Did I get one? Yup! Did I order in December and pay list price this week? Yup! Did I get a buggy unit?
.
.
.
.
(Actually it was "DOA", so...) Yup! :lol:

Dish Network has me in the system for an overnight replacement (at no extra charge by the way). 

Have a great 4th of July people! Thank goodness we live in a country where we are free to "agree to disagree" (or charge more than list price)!


----------



## finniganps (Jan 23, 2004)

Spence - I agree with your response to my comments above and I'm glad you got your 921 for list price. Enjoy it!


----------



## ayalbaram (Aug 4, 2003)

This is the first time in my 5 years in this business that dish isn't stcking it to us by charging us msrp on a product so I'm going to take advantage of the oppertunity to make what extra profits we can. people who want the 921 now gladly pay and people willing to wait will wait. After all while this may be a hobby to some of you out there this is my livelyhood and with things as they are right now we need to maximize profits where we can. And I will proudly say that I am in business to make money and feel that there is nothing wrong with that.


----------



## finniganps (Jan 23, 2004)

ayalbaram said:


> This is the first time in my 5 years in this business that dish isn't stcking it to us by charging us msrp on a product so I'm going to take advantage of the oppertunity to make what extra profits we can. people who want the 921 now gladly pay and people willing to wait will wait. After all while this may be a hobby to some of you out there this is my livelyhood and with things as they are right now we need to maximize profits where we can. And I will proudly say that I am in business to make money and feel that there is nothing wrong with that.


ayalbaram - I appreciate your comments. I think it stinks that historically you have been unable to make any $$ on receivers from E* (sell it to you at MSRP). Does Direct do that to you too?

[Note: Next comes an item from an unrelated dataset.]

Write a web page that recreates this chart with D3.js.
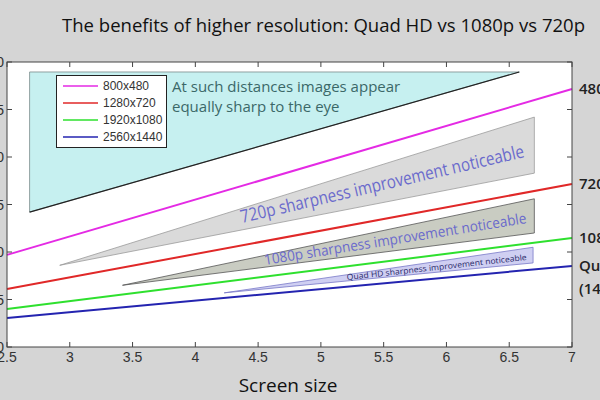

I bet all of your 921 units will be sold within 10 days too! People want them and a $75 premium (7%) isn't that much. If you don't sell them, you can always drop the price back to MSRP.


----------



## SpenceJT (Dec 27, 2002)

For anyone interested, the 921 appears to be IN STOCK (and selling for $999) at;
http://dtv.orbitsat.com/product.asp?PID=921system


----------



## ayalbaram (Aug 4, 2003)

finn thanks for the supprot DTV does not do that from what I understand, but I dont know first hand as I am only a Dish retailer


----------



## Spartan (Aug 7, 2002)

I bought one from a dish netowork dealer on Ebay. I paid $1,199 which included shipping. There are still some deals on Ebay at that price and even some lower. If you do decide on Ebay make sure you buy from someone who has lots of positive comments and no negative ones. Even thought the list price is 999 and this dish net dealer overcharged me, I guess the marketplace determines the price. Was it worth it? That depends.. had I known how many bugs plague this receiver I would have stuck with my old 6000u.


----------